Set the listing down again in full, word for word, with the pictures left out.

------------------------------

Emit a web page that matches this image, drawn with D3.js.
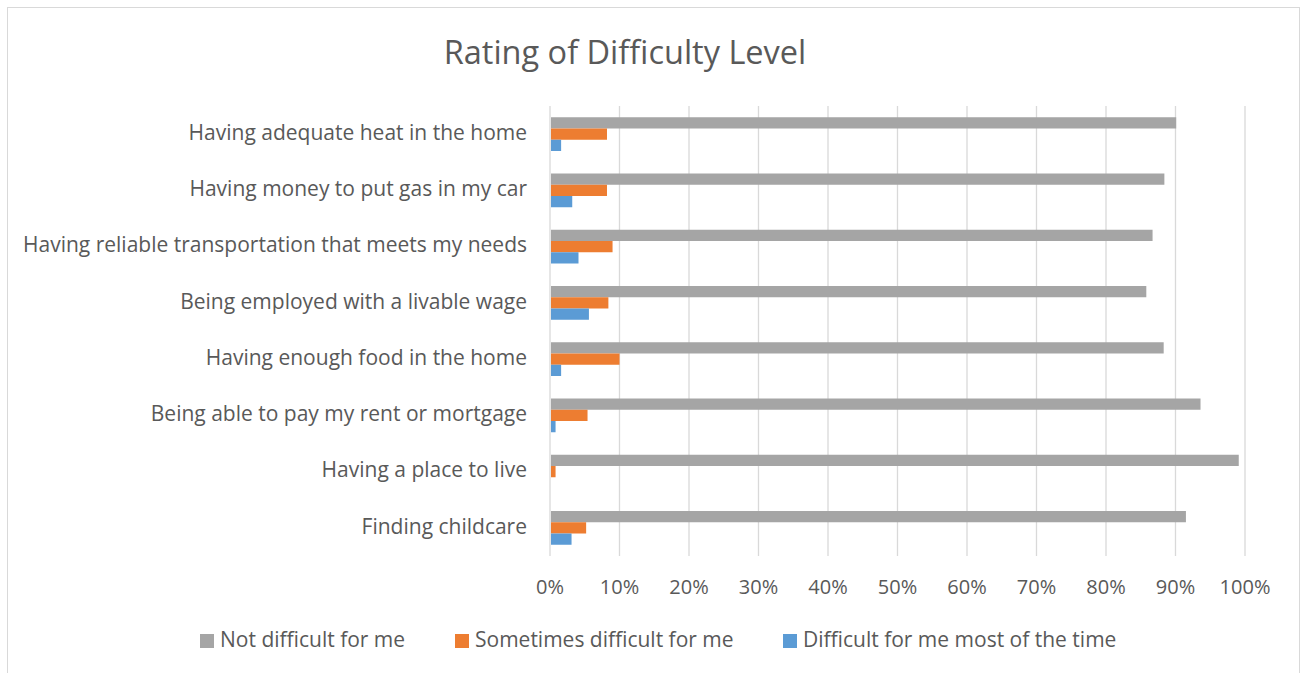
<!DOCTYPE html>
<html>
<head>
<meta charset="utf-8">
<script src="https://cdn.jsdelivr.net/npm/d3@7"></script>
<style>
  body { margin: 0; background: #fff; }
  svg { display: block; font-family: "Open Sans", sans-serif; }
</style>
</head>
<body>
<svg id="chart" width="1302" height="673"></svg>
<script>
// --- DATA ---
const categories = [
    "Having adequate heat in the home",
    "Having money to put gas in my car",
    "Having reliable transportation that meets my needs",
    "Being employed with a livable wage",
    "Having enough food in the home",
    "Being able to pay my rent or mortgage",
    "Having a place to live",
    "Finding childcare"
];
const seriesNames = ["Not difficult for me", "Sometimes difficult for me", "Difficult for me most of the time"];
const notDifficult = [90.1, 88.4, 86.7, 85.8, 88.3, 93.6, 99.1, 91.5];
const sometimesDifficult = [8.2, 8.2, 9.0, 8.4, 10.0, 5.4, 0.8, 5.2];
const mostlyDifficult = [1.6, 3.2, 4.1, 5.6, 1.6, 0.8, 0, 3.1];
const xTicks = [0, 10, 20, 30, 40, 50, 60, 70, 80, 90, 100];
const colors = ["#a5a5a5", "#ed7d31", "#5b9bd5"];

const seriesValues = [notDifficult, sometimesDifficult, mostlyDifficult];
const rows = categories.map((c, i) => ({
    category: c,
    values: seriesValues.map((s, k) => ({ key: seriesNames[k], value: s[i], k: k }))
}));

// --- SETUP ---
const svg = d3.select("#chart");
const plot = { left: 550, right: 1245, top: 106, bottom: 556 };

// outer border
svg.append("rect")
    .attr("x", 7.5).attr("y", 7.5)
    .attr("width", 1292).attr("height", 680)
    .attr("fill", "#fff")
    .attr("stroke", "#d9d9d9");

const xScale = d3.scaleLinear().domain([0, 100]).range([plot.left, plot.right]);
const yScale = d3.scaleBand().domain(categories).range([plot.top, plot.bottom])
    .paddingInner(0.4).paddingOuter(0.2);
const ySub = d3.scaleBand().domain([0, 1, 2]).range([0, yScale.bandwidth()]);

// title
svg.append("text")
    .attr("x", 625).attr("y", 55)
    .attr("text-anchor", "middle")
    .attr("dominant-baseline", "middle")
    .attr("font-size", 32.5)
    .attr("fill", "#595959")
    .text("Rating of Difficulty Level");

// gridlines
svg.append("g").selectAll("line")
    .data(xTicks)
    .join("line")
    .attr("x1", d => xScale(d)).attr("x2", d => xScale(d))
    .attr("y1", plot.top).attr("y2", plot.bottom)
    .attr("stroke", "#d9d9d9")
    .attr("stroke-width", 1.3);

// x tick labels
svg.append("g").selectAll("text")
    .data(xTicks)
    .join("text")
    .attr("x", d => xScale(d))
    .attr("y", 589)
    .attr("text-anchor", "middle")
    .attr("dominant-baseline", "middle")
    .attr("font-size", 20)
    .attr("fill", "#595959")
    .text(d => d + "%");

// category labels
svg.append("g").selectAll("text")
    .data(categories)
    .join("text")
    .attr("x", 527)
    .attr("y", d => yScale(d) + yScale.bandwidth() / 2)
    .attr("text-anchor", "end")
    .attr("dominant-baseline", "middle")
    .attr("font-size", 21)
    .attr("fill", "#595959")
    .text(d => d);

// bars
const groups = svg.append("g").selectAll("g")
    .data(rows)
    .join("g")
    .attr("transform", d => `translate(0,${yScale(d.category)})`);

groups.selectAll("rect")
    .data(d => d.values)
    .join("rect")
    .attr("x", xScale(0) + 1)
    .attr("y", d => ySub(d.k))
    .attr("width", d => Math.max(0, xScale(d.value) - xScale(0) - 1))
    .attr("height", ySub.bandwidth())
    .attr("fill", d => colors[d.k]);

// legend
const legendX = [200, 455, 783];
const legend = svg.append("g").selectAll("g")
    .data(seriesNames)
    .join("g")
    .attr("transform", (d, i) => `translate(${legendX[i]},641)`);

legend.append("rect")
    .attr("x", 0).attr("y", -7)
    .attr("width", 14).attr("height", 14)
    .attr("fill", (d, i) => colors[i]);

legend.append("text")
    .attr("x", 20)
    .attr("y", 0)
    .attr("dominant-baseline", "middle")
    .attr("font-size", 21)
    .attr("fill", "#595959")
    .text(d => d);
</script>
</body>
</html>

------------------------------

> [CORRECT RESULT]:
Emit a web page that matches this image, drawn with D3.js.
<!DOCTYPE html>
<html>
<head>
<meta charset="utf-8">
<script src="https://cdn.jsdelivr.net/npm/d3@7"></script>
<style>
  body { margin: 0; background: #fff; }
  svg { display: block; font-family: "Open Sans", sans-serif; }
</style>
</head>
<body>
<svg id="chart" width="1302" height="673"></svg>
<script>
// --- DATA ---
const categories = [
    "Having adequate heat in the home",
    "Having money to put gas in my car",
    "Having reliable transportation that meets my needs",
    "Being employed with a livable wage",
    "Having enough food in the home",
    "Being able to pay my rent or mortgage",
    "Having a place to live",
    "Finding childcare"
];
const seriesNames = ["Not difficult for me", "Sometimes difficult for me", "Difficult for me most of the time"];
const notDifficult = [90.1, 88.4, 86.7, 85.8, 88.3, 93.6, 99.1, 91.5];
const sometimesDifficult = [8.2, 8.2, 9.0, 8.4, 10.0, 5.4, 0.8, 5.2];
const mostlyDifficult = [1.6, 3.2, 4.1, 5.6, 1.6, 0.8, 0, 3.1];
const xTicks = [0, 10, 20, 30, 40, 50, 60, 70, 80, 90, 100];
const colors = ["#a5a5a5", "#ed7d31", "#5b9bd5"];

const seriesValues = [notDifficult, sometimesDifficult, mostlyDifficult];
const rows = categories.map((c, i) => ({
    category: c,
    values: seriesValues.map((s, k) => ({ key: seriesNames[k], value: s[i], k: k }))
}));

// --- SETUP ---
const svg = d3.select("#chart");
const plot = { left: 550, right: 1245, top: 106, bottom: 556 };

// outer border
svg.append("rect")
    .attr("x", 7.5).attr("y", 7.5)
    .attr("width", 1292).attr("height", 680)
    .attr("fill", "#fff")
    .attr("stroke", "#d9d9d9");

const xScale = d3.scaleLinear().domain([0, 100]).range([plot.left, plot.right]);
const yScale = d3.scaleBand().domain(categories).range([plot.top, plot.bottom])
    .paddingInner(0.4).paddingOuter(0.2);
const ySub = d3.scaleBand().domain([0, 1, 2]).range([0, yScale.bandwidth()]);

// title
svg.append("text")
    .attr("x", 625).attr("y", 55)
    .attr("text-anchor", "middle")
    .attr("dominant-baseline", "middle")
    .attr("font-size", 32.5)
    .attr("fill", "#595959")
    .text("Rating of Difficulty Level");

// gridlines
svg.append("g").selectAll("line")
    .data(xTicks)
    .join("line")
    .attr("x1", d => xScale(d)).attr("x2", d => xScale(d))
    .attr("y1", plot.top).attr("y2", plot.bottom)
    .attr("stroke", "#d9d9d9")
    .attr("stroke-width", 1.3);

// x tick labels
svg.append("g").selectAll("text")
    .data(xTicks)
    .join("text")
    .attr("x", d => xScale(d))
    .attr("y", 589)
    .attr("text-anchor", "middle")
    .attr("dominant-baseline", "middle")
    .attr("font-size", 20)
    .attr("fill", "#595959")
    .text(d => d + "%");

// category labels
svg.append("g").selectAll("text")
    .data(categories)
    .join("text")
    .attr("x", 527)
    .attr("y", d => yScale(d) + yScale.bandwidth() / 2)
    .attr("text-anchor", "end")
    .attr("dominant-baseline", "middle")
    .attr("font-size", 21)
    .attr("fill", "#595959")
    .text(d => d);

// bars
const groups = svg.append("g").selectAll("g")
    .data(rows)
    .join("g")
    .attr("transform", d => `translate(0,${yScale(d.category)})`);

groups.selectAll("rect")
    .data(d => d.values)
    .join("rect")
    .attr("x", xScale(0) + 1)
    .attr("y", d => ySub(d.k))
    .attr("width", d => Math.max(0, xScale(d.value) - xScale(0) - 1))
    .attr("height", ySub.bandwidth())
    .attr("fill", d => colors[d.k]);

// legend
const legendX = [200, 455, 783];
const legend = svg.append("g").selectAll("g")
    .data(seriesNames)
    .join("g")
    .attr("transform", (d, i) => `translate(${legendX[i]},641)`);

legend.append("rect")
    .attr("x", 0).attr("y", -7)
    .attr("width", 14).attr("height", 14)
    .attr("fill", (d, i) => colors[i]);

legend.append("text")
    .attr("x", 20)
    .attr("y", 0)
    .attr("dominant-baseline", "middle")
    .attr("font-size", 21)
    .attr("fill", "#595959")
    .text(d => d);
</script>
</body>
</html>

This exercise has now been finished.